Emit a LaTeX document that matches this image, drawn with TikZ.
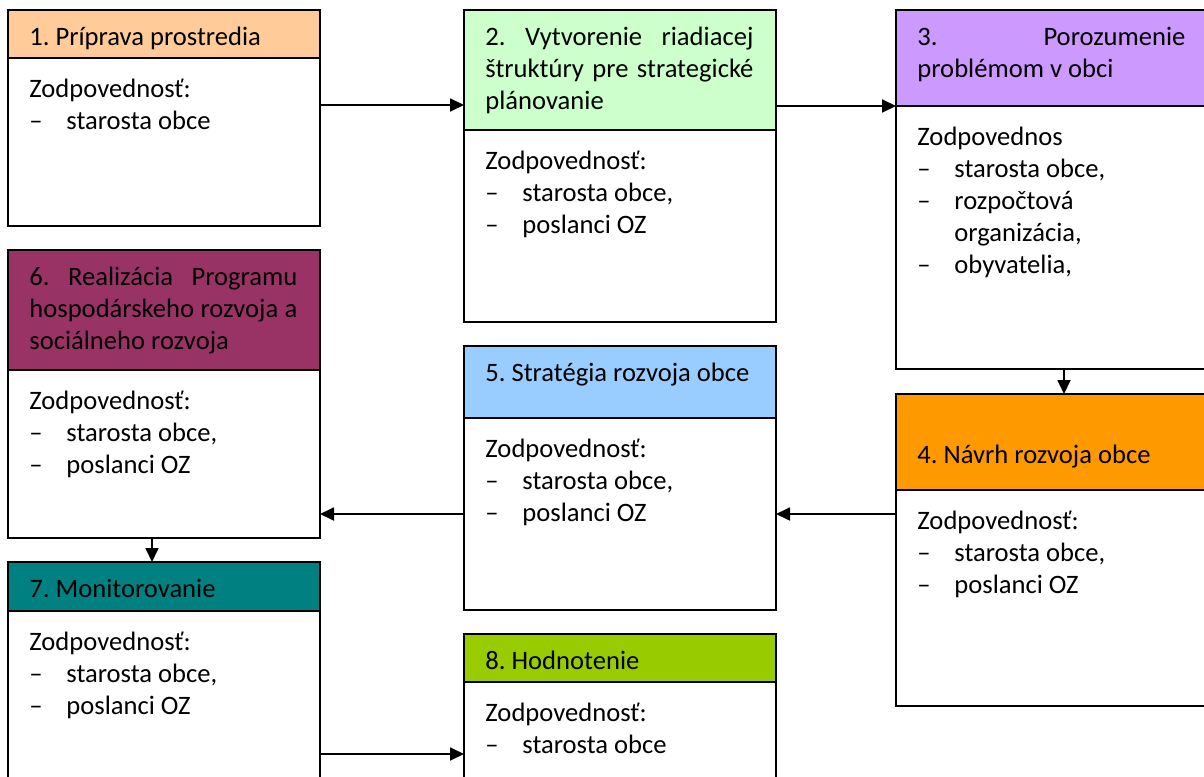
\documentclass[tikz,border=0pt]{standalone}
\usepackage{fontspec}
\setmainfont{Carlito}
\usetikzlibrary{arrows.meta}
\usetikzlibrary{positioning}

\frenchspacing

\definecolor{krok1}{HTML}{FFCC99}
\definecolor{krok2}{HTML}{CCFFCC}
\definecolor{krok3}{HTML}{CC99FF}
\definecolor{krok4}{HTML}{FF9900}
\definecolor{krok5}{HTML}{99CCFF}
\definecolor{krok6}{HTML}{993366}
\definecolor{krok7}{HTML}{008080}
\definecolor{krok8}{HTML}{99CC00}

% one line of the list: dash, then text; the second macro continues an item
\newcommand{\polozka}[1]{\par\noindent\makebox[18.5pt][l]{–}#1}
\newcommand{\pokracuj}[1]{\par\noindent\hspace*{18.5pt}#1}

\tikzset{
    hlava/.style={draw, line width=0.9pt, anchor=north west, minimum width=156pt, inner sep=0pt, outer sep=0pt},
    telo/.style={draw, line width=0.9pt, fill=white, minimum width=156pt, inner sep=0pt, outer sep=0pt},
    popis/.style={anchor=north west, inner sep=0pt, text width=134pt, font=\fontsize{13.3}{16}\selectfont},
    nadpis/.style={popis, align=justify},
    zoznam/.style={popis, align=flush left},
    sipka/.style={line width=0.9pt, -{Triangle[length=7pt,width=6.5pt]}}
}

\begin{document}
\begin{tikzpicture}[x=0.5pt, y=-0.5pt]
    \useasboundingbox (0,0) rectangle (1204,776);

    % 1
    \node[hlava, fill=krok1, minimum height=24pt] (h1) at (8,10) {};
    \node[telo, minimum height=84pt, below=0pt of h1] (b1) {};
    \node[nadpis] (t1h) at ([xshift=10.5pt,yshift=-6.3pt]h1.north west) {\strut 1. Príprava prostredia};
    \node[zoznam] (t1b) at ([xshift=10.5pt,yshift=-8.3pt]b1.north west) {\strut Zodpovednosť:\polozka{starosta obce}};

    % 2
    \node[hlava, fill=krok2, minimum height=60pt] (h2) at (464,10) {};
    \node[telo, minimum height=96pt, below=0pt of h2] (b2) {};
    \node[nadpis] (t2h) at ([xshift=10.5pt,yshift=-6.3pt]h2.north west) {\strut 2. Vytvorenie riadiacej\linebreak štruktúry pre strategické\linebreak plánovanie};
    \node[zoznam] (t2b) at ([xshift=10.5pt,yshift=-8.3pt]b2.north west) {\strut Zodpovednosť:\polozka{starosta obce,}\polozka{poslanci OZ}};

    % 3
    \node[hlava, fill=krok3, minimum height=48pt] (h3) at (896,10) {};
    \node[telo, minimum height=131.5pt, below=0pt of h3] (b3) {};
    \node[nadpis] (t3h) at ([xshift=10.5pt,yshift=-6.3pt]h3.north west) {\strut 3. Porozumenie\linebreak problémom v obci};
    \node[zoznam] (t3b) at ([xshift=10.5pt,yshift=-8.3pt]b3.north west) {\strut Zodpovednos\polozka{starosta obce,}\polozka{rozpočtová}\pokracuj{organizácia,}\polozka{obyvatelia,}};

    % 4
    \node[hlava, fill=krok4, minimum height=48pt] (h4) at (896,394) {};
    \node[telo, minimum height=108pt, below=0pt of h4] (b4) {};
    \node[nadpis] (t4h) at ([xshift=10.5pt,yshift=-7.3pt]h4.north west) {\strut\\4. Návrh rozvoja obce};
    \node[zoznam] (t4b) at ([xshift=10.5pt,yshift=-8.3pt]b4.north west) {\strut Zodpovednosť:\polozka{starosta obce,}\polozka{poslanci OZ}};

    % 5
    \node[hlava, fill=krok5, minimum height=36pt] (h5) at (464,346) {};
    \node[telo, minimum height=96pt, below=0pt of h5] (b5) {};
    \node[nadpis] (t5h) at ([xshift=10.5pt,yshift=-6.3pt]h5.north west) {\strut 5. Stratégia rozvoja obce};
    \node[zoznam] (t5b) at ([xshift=10.5pt,yshift=-8.3pt]b5.north west) {\strut Zodpovednosť:\polozka{starosta obce,}\polozka{poslanci OZ}};

    % 6
    \node[hlava, fill=krok6, minimum height=60pt] (h6) at (8,250) {};
    \node[telo, minimum height=84pt, below=0pt of h6] (b6) {};
    \node[nadpis] (t6h) at ([xshift=10.5pt,yshift=-6.3pt]h6.north west) {\strut 6. Realizácia Programu\linebreak hospodárskeho rozvoja a\linebreak sociálneho rozvoja};
    \node[zoznam] (t6b) at ([xshift=10.5pt,yshift=-8.3pt]b6.north west) {\strut Zodpovednosť:\polozka{starosta obce,}\polozka{poslanci OZ}};

    % 7
    \node[hlava, fill=krok7, minimum height=24.5pt] (h7) at (8,562) {};
    \node[telo, minimum height=95pt, below=0pt of h7] (b7) {};
    \node[nadpis] (t7h) at ([xshift=10.5pt,yshift=-6.3pt]h7.north west) {\strut 7. Monitorovanie};
    \node[zoznam] (t7b) at ([xshift=10.5pt,yshift=-8.3pt]b7.north west) {\strut Zodpovednosť:\polozka{starosta obce,}\polozka{poslanci OZ}};

    % 8
    \node[hlava, fill=krok8, minimum height=24pt] (h8) at (464,634) {};
    \node[telo, minimum height=59pt, below=0pt of h8] (b8) {};
    \node[nadpis] (t8h) at ([xshift=10.5pt,yshift=-6.3pt]h8.north west) {\strut 8. Hodnotenie};
    \node[zoznam] (t8b) at ([xshift=10.5pt,yshift=-8.3pt]b8.north west) {\strut Zodpovednosť:\polozka{starosta obce}};

    % arrows
    \draw[sipka] ([yshift=-23.5pt]b1.north east) -- ([yshift=-23.5pt]b1.north east -| h2.west);
    \draw[sipka] (h2.east |- h3.south west) -- (h3.south west);
    \draw[sipka] ([xshift=84pt]b3.south west) -- ([xshift=84pt]h4.north west);
    \draw[sipka] (b5.east -| b4.west) -- (b5.east);
    \draw[sipka] (b5.west) -- (b5.west -| b6.east);
    \draw[sipka] ([xshift=72pt]b6.south west) -- ([xshift=72pt]h7.north west);
    \draw[sipka] ([yshift=-36pt]b8.north west -| b7.east) -- ([yshift=-36pt]b8.north west);
\end{tikzpicture}
\end{document}
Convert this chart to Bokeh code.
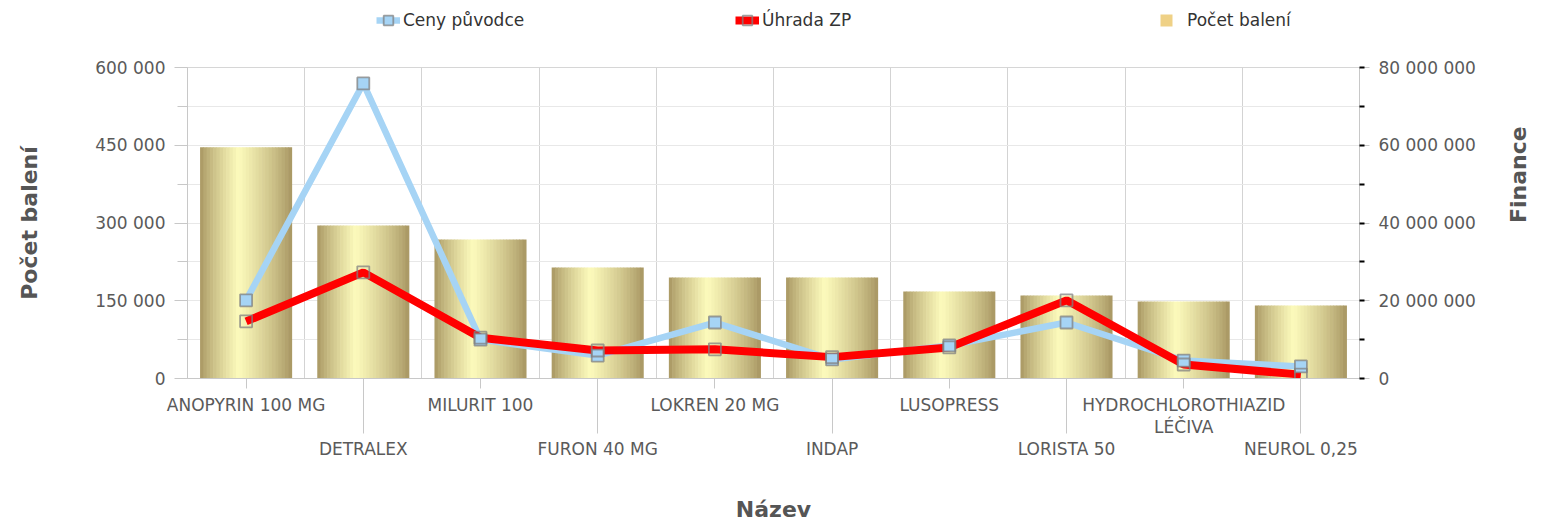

----------------

### Brief
Pictures do not belong in the copy. Repeat only the lines from the top of the records through the line containing "(t1b) at ([xshift=10.5pt,yshift=-8.3pt]b1.north".

### Problem solution
Emit a LaTeX document that matches this image, drawn with TikZ.
\documentclass[tikz,border=0pt]{standalone}
\usepackage{fontspec}
\setmainfont{Carlito}
\usetikzlibrary{arrows.meta}
\usetikzlibrary{positioning}

\frenchspacing

\definecolor{krok1}{HTML}{FFCC99}
\definecolor{krok2}{HTML}{CCFFCC}
\definecolor{krok3}{HTML}{CC99FF}
\definecolor{krok4}{HTML}{FF9900}
\definecolor{krok5}{HTML}{99CCFF}
\definecolor{krok6}{HTML}{993366}
\definecolor{krok7}{HTML}{008080}
\definecolor{krok8}{HTML}{99CC00}

% one line of the list: dash, then text; the second macro continues an item
\newcommand{\polozka}[1]{\par\noindent\makebox[18.5pt][l]{–}#1}
\newcommand{\pokracuj}[1]{\par\noindent\hspace*{18.5pt}#1}

\tikzset{
    hlava/.style={draw, line width=0.9pt, anchor=north west, minimum width=156pt, inner sep=0pt, outer sep=0pt},
    telo/.style={draw, line width=0.9pt, fill=white, minimum width=156pt, inner sep=0pt, outer sep=0pt},
    popis/.style={anchor=north west, inner sep=0pt, text width=134pt, font=\fontsize{13.3}{16}\selectfont},
    nadpis/.style={popis, align=justify},
    zoznam/.style={popis, align=flush left},
    sipka/.style={line width=0.9pt, -{Triangle[length=7pt,width=6.5pt]}}
}

\begin{document}
\begin{tikzpicture}[x=0.5pt, y=-0.5pt]
    \useasboundingbox (0,0) rectangle (1204,776);

    % 1
    \node[hlava, fill=krok1, minimum height=24pt] (h1) at (8,10) {};
    \node[telo, minimum height=84pt, below=0pt of h1] (b1) {};
    \node[nadpis] (t1h) at ([xshift=10.5pt,yshift=-6.3pt]h1.north west) {\strut 1. Príprava prostredia};
    \node[zoznam] (t1b) at ([xshift=10.5pt,yshift=-8.3pt]b1.north west) {\strut Zodpovednosť:\polozka{starosta obce}};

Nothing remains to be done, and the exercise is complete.